*Provided records*:

Begin

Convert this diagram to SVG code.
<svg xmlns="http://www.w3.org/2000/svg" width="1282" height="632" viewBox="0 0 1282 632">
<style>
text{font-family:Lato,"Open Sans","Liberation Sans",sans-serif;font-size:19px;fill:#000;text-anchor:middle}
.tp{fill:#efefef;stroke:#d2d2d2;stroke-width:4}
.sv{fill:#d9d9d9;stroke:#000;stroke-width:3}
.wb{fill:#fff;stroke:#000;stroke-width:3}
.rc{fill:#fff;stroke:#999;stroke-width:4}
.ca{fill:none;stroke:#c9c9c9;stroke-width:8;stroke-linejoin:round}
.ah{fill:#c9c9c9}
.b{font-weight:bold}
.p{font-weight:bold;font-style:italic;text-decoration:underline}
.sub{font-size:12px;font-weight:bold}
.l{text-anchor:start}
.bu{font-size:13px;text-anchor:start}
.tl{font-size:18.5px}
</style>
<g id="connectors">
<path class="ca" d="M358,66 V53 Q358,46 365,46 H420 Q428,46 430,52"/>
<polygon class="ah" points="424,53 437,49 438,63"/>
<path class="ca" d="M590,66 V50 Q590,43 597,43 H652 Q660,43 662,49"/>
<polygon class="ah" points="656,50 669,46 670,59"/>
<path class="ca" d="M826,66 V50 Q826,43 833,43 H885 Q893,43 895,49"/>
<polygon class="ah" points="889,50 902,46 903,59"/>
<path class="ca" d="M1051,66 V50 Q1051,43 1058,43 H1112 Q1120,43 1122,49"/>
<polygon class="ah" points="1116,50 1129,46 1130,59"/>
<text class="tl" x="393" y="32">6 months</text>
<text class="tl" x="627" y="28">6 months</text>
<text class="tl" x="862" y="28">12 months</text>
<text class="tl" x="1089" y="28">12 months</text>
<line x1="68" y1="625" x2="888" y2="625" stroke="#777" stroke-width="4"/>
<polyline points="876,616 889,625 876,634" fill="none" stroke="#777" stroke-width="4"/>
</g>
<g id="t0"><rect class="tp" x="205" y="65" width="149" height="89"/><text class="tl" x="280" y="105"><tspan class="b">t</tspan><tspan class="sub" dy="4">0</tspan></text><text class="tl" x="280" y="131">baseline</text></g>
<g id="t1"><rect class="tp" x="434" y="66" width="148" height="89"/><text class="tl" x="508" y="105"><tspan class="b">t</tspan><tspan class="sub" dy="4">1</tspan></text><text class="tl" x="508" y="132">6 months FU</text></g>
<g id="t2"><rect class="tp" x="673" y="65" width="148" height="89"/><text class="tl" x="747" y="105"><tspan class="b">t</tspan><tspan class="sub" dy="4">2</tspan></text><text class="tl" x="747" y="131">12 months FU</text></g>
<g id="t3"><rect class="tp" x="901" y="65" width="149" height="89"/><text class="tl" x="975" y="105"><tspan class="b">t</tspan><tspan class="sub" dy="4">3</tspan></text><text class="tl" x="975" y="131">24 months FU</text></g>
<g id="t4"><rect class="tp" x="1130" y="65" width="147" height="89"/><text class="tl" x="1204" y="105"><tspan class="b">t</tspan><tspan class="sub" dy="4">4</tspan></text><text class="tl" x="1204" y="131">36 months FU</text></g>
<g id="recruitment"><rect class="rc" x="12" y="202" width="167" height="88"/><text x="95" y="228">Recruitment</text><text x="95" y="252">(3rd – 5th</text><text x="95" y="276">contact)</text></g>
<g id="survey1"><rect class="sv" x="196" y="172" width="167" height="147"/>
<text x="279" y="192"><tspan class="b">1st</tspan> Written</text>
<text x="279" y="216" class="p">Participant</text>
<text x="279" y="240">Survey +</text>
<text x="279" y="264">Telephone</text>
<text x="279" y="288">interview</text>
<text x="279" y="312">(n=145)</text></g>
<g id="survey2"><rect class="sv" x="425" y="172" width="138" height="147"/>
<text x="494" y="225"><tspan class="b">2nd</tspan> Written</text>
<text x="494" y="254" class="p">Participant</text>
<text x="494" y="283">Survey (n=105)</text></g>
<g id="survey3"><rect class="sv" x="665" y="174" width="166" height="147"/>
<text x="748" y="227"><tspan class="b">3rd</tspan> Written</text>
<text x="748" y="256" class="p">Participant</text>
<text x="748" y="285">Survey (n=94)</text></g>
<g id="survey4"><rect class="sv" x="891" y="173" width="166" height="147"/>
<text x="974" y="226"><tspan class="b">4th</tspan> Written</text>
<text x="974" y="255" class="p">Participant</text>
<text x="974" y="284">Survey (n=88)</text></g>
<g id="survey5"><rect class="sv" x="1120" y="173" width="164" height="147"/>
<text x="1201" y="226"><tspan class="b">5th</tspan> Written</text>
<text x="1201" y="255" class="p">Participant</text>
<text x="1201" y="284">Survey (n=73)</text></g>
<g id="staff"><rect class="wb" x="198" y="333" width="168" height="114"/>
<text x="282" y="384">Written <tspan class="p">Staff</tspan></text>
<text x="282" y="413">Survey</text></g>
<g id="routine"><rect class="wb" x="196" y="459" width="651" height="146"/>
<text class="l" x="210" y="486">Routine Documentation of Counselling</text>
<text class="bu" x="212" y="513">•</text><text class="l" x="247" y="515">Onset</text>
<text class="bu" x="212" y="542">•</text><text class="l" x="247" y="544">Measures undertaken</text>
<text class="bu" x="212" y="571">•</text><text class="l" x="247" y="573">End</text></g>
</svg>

End
Begin

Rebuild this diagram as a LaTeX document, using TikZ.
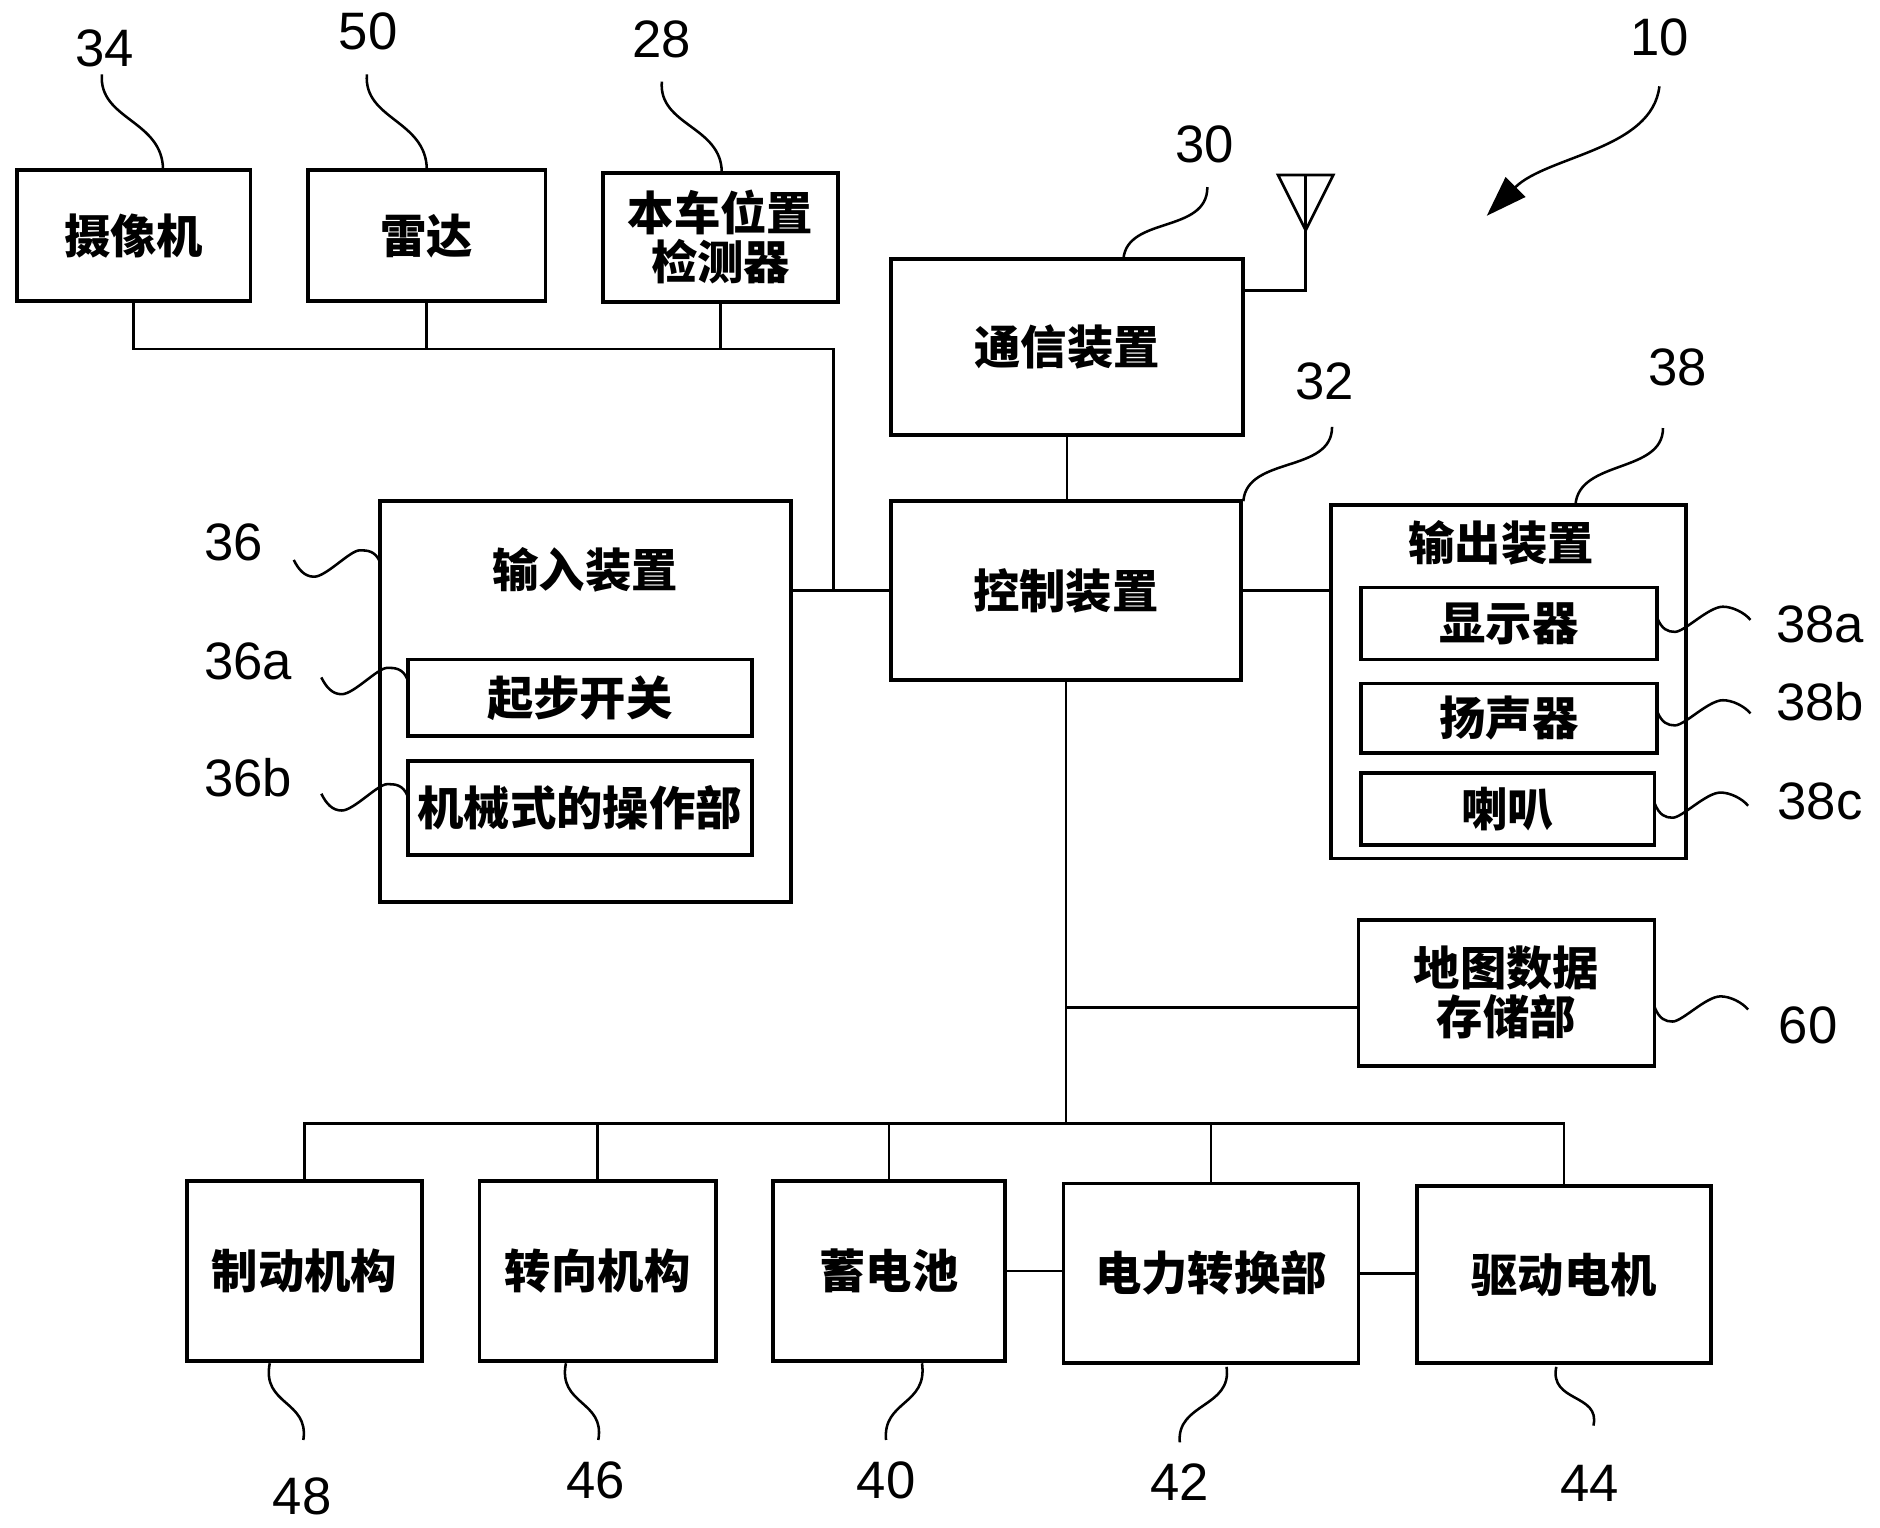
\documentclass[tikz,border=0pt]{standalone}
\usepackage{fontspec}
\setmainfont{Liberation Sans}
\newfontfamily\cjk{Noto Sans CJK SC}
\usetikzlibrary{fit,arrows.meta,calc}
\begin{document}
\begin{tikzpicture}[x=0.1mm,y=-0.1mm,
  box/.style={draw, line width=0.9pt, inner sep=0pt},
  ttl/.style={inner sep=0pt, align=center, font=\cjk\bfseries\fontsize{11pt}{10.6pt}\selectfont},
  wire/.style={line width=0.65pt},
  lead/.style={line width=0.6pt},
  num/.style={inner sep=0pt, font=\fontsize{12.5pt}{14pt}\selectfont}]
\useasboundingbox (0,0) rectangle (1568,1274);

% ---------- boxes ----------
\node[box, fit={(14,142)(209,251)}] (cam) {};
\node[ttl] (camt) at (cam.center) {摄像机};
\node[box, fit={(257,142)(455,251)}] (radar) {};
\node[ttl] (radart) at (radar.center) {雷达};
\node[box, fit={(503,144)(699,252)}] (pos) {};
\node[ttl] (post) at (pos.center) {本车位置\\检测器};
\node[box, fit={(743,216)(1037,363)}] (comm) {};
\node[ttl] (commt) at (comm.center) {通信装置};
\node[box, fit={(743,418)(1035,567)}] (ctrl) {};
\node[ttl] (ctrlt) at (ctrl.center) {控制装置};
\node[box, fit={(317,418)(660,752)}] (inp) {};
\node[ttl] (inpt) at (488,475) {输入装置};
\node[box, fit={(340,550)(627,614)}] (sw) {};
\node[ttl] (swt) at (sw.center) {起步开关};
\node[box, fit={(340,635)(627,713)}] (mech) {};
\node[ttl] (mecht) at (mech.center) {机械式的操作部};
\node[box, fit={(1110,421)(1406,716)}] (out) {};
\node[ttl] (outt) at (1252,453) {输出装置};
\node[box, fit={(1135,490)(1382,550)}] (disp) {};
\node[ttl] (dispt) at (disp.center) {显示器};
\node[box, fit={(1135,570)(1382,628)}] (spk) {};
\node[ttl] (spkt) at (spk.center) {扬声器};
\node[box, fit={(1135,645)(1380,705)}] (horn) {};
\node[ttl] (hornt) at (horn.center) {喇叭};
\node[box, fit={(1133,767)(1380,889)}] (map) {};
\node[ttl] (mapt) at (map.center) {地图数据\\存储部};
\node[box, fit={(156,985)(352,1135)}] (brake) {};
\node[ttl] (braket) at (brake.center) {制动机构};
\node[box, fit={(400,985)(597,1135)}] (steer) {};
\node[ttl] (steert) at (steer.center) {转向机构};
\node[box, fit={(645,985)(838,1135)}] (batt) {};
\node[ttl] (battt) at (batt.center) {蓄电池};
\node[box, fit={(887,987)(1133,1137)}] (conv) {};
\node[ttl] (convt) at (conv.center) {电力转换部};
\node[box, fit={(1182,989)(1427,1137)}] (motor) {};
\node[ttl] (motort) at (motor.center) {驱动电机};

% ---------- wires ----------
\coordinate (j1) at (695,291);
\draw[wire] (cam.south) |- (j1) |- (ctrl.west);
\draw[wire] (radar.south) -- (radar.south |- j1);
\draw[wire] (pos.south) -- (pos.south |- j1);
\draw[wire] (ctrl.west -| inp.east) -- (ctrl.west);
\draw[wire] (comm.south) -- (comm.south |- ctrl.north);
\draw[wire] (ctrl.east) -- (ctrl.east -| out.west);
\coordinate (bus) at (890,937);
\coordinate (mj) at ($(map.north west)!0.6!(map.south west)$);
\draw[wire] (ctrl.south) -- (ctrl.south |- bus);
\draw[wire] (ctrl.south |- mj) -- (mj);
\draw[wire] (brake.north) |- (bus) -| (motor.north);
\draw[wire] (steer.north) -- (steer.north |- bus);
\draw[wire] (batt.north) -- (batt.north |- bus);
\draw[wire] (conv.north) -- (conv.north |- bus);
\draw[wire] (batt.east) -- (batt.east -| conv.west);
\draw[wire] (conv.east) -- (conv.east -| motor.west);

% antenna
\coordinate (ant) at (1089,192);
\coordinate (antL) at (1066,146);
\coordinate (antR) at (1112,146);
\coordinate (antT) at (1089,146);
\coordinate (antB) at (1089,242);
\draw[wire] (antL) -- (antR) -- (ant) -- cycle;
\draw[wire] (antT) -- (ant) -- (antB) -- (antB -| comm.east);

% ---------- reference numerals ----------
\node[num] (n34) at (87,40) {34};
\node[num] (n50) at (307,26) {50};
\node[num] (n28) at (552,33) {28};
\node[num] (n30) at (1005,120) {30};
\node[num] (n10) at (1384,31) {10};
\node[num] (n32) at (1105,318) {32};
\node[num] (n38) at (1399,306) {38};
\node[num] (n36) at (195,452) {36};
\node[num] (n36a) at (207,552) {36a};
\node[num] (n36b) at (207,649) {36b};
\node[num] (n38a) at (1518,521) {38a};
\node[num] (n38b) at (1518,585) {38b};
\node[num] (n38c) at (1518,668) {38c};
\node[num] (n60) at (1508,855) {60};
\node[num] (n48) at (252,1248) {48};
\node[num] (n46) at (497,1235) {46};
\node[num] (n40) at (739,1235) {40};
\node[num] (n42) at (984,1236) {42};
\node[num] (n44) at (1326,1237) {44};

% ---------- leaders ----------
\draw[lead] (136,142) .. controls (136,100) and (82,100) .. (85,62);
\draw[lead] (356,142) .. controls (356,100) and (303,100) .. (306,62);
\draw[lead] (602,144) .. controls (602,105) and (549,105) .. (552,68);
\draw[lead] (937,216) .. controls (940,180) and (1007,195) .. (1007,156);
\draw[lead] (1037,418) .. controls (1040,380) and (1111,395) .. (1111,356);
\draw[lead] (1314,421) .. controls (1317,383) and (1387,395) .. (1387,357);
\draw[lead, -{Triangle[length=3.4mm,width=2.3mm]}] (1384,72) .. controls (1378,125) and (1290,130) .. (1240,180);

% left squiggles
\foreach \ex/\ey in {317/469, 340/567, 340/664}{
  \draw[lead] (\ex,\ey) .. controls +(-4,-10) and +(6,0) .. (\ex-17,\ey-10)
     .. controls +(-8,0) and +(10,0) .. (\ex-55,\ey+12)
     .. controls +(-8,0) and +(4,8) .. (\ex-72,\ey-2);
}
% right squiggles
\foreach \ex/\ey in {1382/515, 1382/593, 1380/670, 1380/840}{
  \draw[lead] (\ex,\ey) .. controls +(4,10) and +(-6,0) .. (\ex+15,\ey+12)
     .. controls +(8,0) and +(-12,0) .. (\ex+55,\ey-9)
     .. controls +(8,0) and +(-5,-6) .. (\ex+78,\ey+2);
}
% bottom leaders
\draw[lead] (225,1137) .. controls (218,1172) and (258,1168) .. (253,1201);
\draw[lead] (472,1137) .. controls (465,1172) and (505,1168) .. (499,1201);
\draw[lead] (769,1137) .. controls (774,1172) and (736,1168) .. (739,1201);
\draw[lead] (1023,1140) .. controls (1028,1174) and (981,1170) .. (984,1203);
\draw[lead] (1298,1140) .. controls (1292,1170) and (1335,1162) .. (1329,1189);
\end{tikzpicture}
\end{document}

End

From the listing above, collect each line in which the string "this" appears.

Convert this diagram to SVG code.
Rebuild this diagram as a LaTeX document, using TikZ.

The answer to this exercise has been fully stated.